**REQUIRED TASK:** Begin with the line containing "What seaborn and" and end with the line containing "import pandas as pd". Give those lines again exactly, leaving out the images.

**Entries with chart source code:**
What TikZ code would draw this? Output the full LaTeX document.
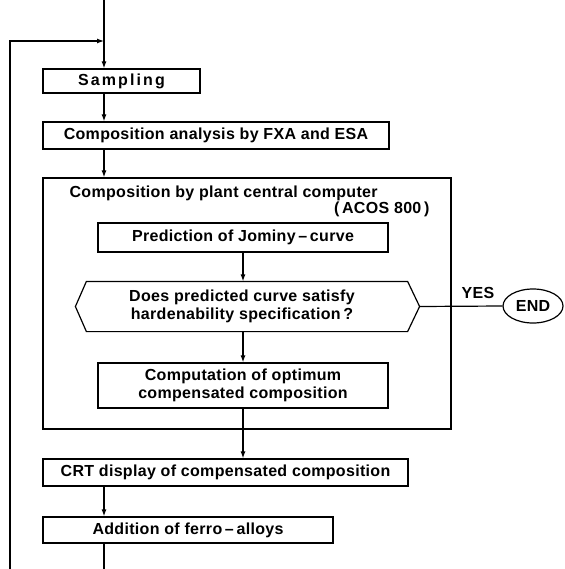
\documentclass[tikz,border=0pt]{standalone}
\usepackage{fontspec}
\setmainfont{Liberation Sans}[LetterSpace=2]
\usetikzlibrary{arrows.meta,shapes.geometric}
\begin{document}
\begin{tikzpicture}[x=1pt,y=-1pt, line width=1.2pt,
  box/.style={draw, rectangle, inner sep=0pt, align=center},
  arr/.style={-{Latex[length=7pt,width=5pt]}},
  txt/.style={font=\fontsize{16}{18}\selectfont\bfseries}]
\useasboundingbox (0,0) rectangle (564,569);
\coordinate (top) at (104,0);
\coordinate (m) at (104,41);
\coordinate (lt) at (10,41);
\coordinate (lb) at (10,569);
\coordinate (bot) at (104,569);
\node[box, txt, minimum width=157pt, minimum height=24pt] (samp) at (121.5,81) {\addfontfeature{LetterSpace=13}Sampling};
\node[box, txt, minimum width=346pt, minimum height=27pt] (anal) at (216,135.5) {Composition analysis by FXA and ESA};
\node[box, minimum width=408pt, minimum height=251pt] (big) at (247,303.5) {};
\node[txt, anchor=base west, inner sep=0pt] (title) at (69,197) {Composition by plant central computer};
\node[txt, anchor=base east, inner sep=0pt] (acos) at (430,213) {(\,ACOS 800\,)};
\node[box, txt, minimum width=290pt, minimum height=29pt] (pred) at (243,237.5) {Prediction of Jominy\,–\,curve};
\node[txt, align=center, inner sep=0pt, minimum width=343pt, minimum height=49pt] (dec) at (242,306.5) {Does predicted curve satisfy\\hardenability specification\,?};
\draw ([xshift=16.5pt]dec.north west) -- ([xshift=-6.5pt]dec.north east) -- ([xshift=5.5pt]dec.east) -- ([xshift=-6.5pt]dec.south east) -- ([xshift=16.5pt]dec.south west) -- ([xshift=5.5pt]dec.west) -- cycle;
\node[draw, ellipse, txt, minimum width=60pt, minimum height=34pt, inner sep=0pt] (end) at (533,306) {END};
\node[txt, inner sep=0pt] (yes) at (478,293) {YES};
\node[box, txt, minimum width=290pt, minimum height=45pt] (comp) at (243,385.5) {Computation of optimum\\compensated composition};
\node[box, txt, minimum width=365pt, minimum height=27pt] (crt) at (225.5,472.5) {CRT display of compensated composition};
\node[box, txt, minimum width=290pt, minimum height=26pt] (add) at (188,530) {Addition of ferro\,–\,alloys};
\draw[arr] (top) -- (top |- samp.north);
\draw[arr] (lb) -- (lt) -- (m);
\draw[arr] (samp.south -| top) -- (anal.north -| top);
\draw[arr] (anal.south -| top) -- (big.north -| top);
\draw[arr] (pred.south) -- (pred.south |- dec.north);
\draw[arr] (pred.south |- dec.south) -- (comp.north);
\draw ([xshift=5.5pt]dec.east) -- (end.west);
\draw[arr] (comp.south) -- (comp.south |- crt.north);
\draw[arr] (crt.south -| top) -- (add.north -| top);
\draw (add.south -| top) -- (bot);
\end{tikzpicture}
\end{document}
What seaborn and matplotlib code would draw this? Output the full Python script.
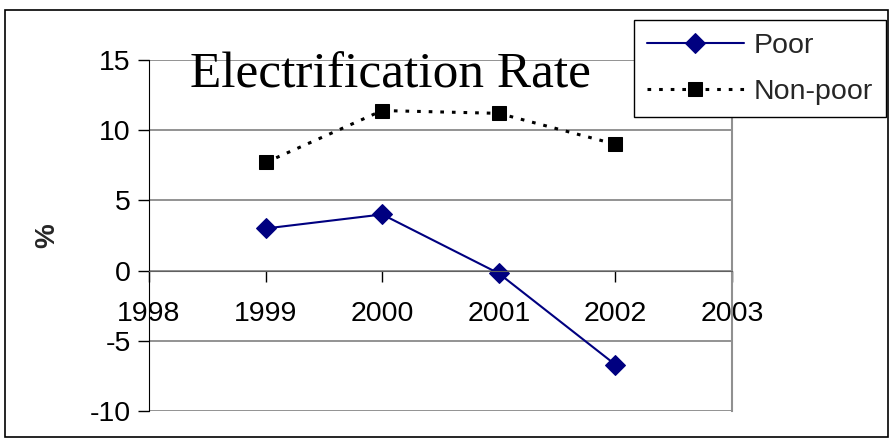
import matplotlib
matplotlib.use("Agg")
import matplotlib.pyplot as plt
import seaborn as sns
import pandas as pd

years = [1999, 2000, 2001, 2002]
poor = [3.0, 4.0, -0.2, -6.7]
non_poor = [7.7, 11.4, 11.2, 9.0]
yticks = [-10, -5, 0, 5, 10, 15]
xticks = [1998, 1999, 2000, 2001, 2002, 2003]

df = pd.DataFrame({"year": years, "Poor": poor, "Non-poor": non_poor})

sns.set_style("white")
plt.rcParams["font.family"] = ["Liberation Sans", "DejaVu Sans"]
plt.rcParams["axes.unicode_minus"] = False

fig = plt.figure(figsize=(8.92, 4.41), dpi=100)
ax = fig.add_axes([149 / 892, 30 / 441, 583 / 892, 351 / 441])

sns.lineplot(data=df, x="year", y="Poor", ax=ax, color="#000080", lw=1.5,
             marker="D", markersize=10, markeredgecolor="#000080", label="Poor")
sns.lineplot(data=df, x="year", y="Non-poor", ax=ax, color="black", lw=2.2,
             linestyle=(0, (1.2, 2.6)), marker="s", markersize=10,
             markeredgecolor="black", label="Non-poor")

ax.set_xlim(1998, 2003)
ax.set_ylim(-10, 15)
ax.set_yticks(yticks)
ax.set_xticks(xticks)
ax.set_xticklabels([str(x) for x in xticks])
for y in yticks:
    ax.axhline(y, color="#808080", lw=1.2, zorder=0)

# x axis crosses at zero
ax.spines["bottom"].set_position(("data", 0))
ax.spines["bottom"].set_color("#606060")
ax.spines["left"].set_color("black")
ax.spines["right"].set_color("#909090")
ax.spines["right"].set_linewidth(1.5)
ax.spines["top"].set_visible(False)
ax.tick_params(axis="x", direction="out", length=8, width=1, pad=14,
               labelsize=20.5, colors="black", bottom=True)
ax.tick_params(axis="y", direction="out", length=8, width=1, pad=5,
               labelsize=20.5, left=True, colors="black")

ax.set_xlabel("")
ax.set_ylabel("%", fontsize=20, fontweight="bold")
ax.yaxis.set_label_coords(-0.152, 0.5)

ax.text(0.07, 1.023, "Electrification Rate", transform=ax.transAxes,
        ha="left", va="top", fontsize=37, family="Liberation Serif",
        color="black")

ax.get_legend().remove()
fig.legend(loc="upper right", bbox_to_anchor=(0.993, 0.955), fontsize=20.5,
           frameon=True, fancybox=False, edgecolor="black", framealpha=1,
           borderaxespad=0, handlelength=3.4, borderpad=0.45,
           labelspacing=0.7, handletextpad=0.35)

# outer chart border
fig.patches.append(plt.Rectangle((5 / 892, 4 / 441), 883 / 892, 427 / 441,
                                 transform=fig.transFigure, fill=False,
                                 edgecolor="black", lw=1.2))

fig.savefig("out.png", dpi=100)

**PROBLEM SOLUTION:**
What seaborn and matplotlib code would draw this? Output the full Python script.
import matplotlib
matplotlib.use("Agg")
import matplotlib.pyplot as plt
import seaborn as sns
import pandas as pd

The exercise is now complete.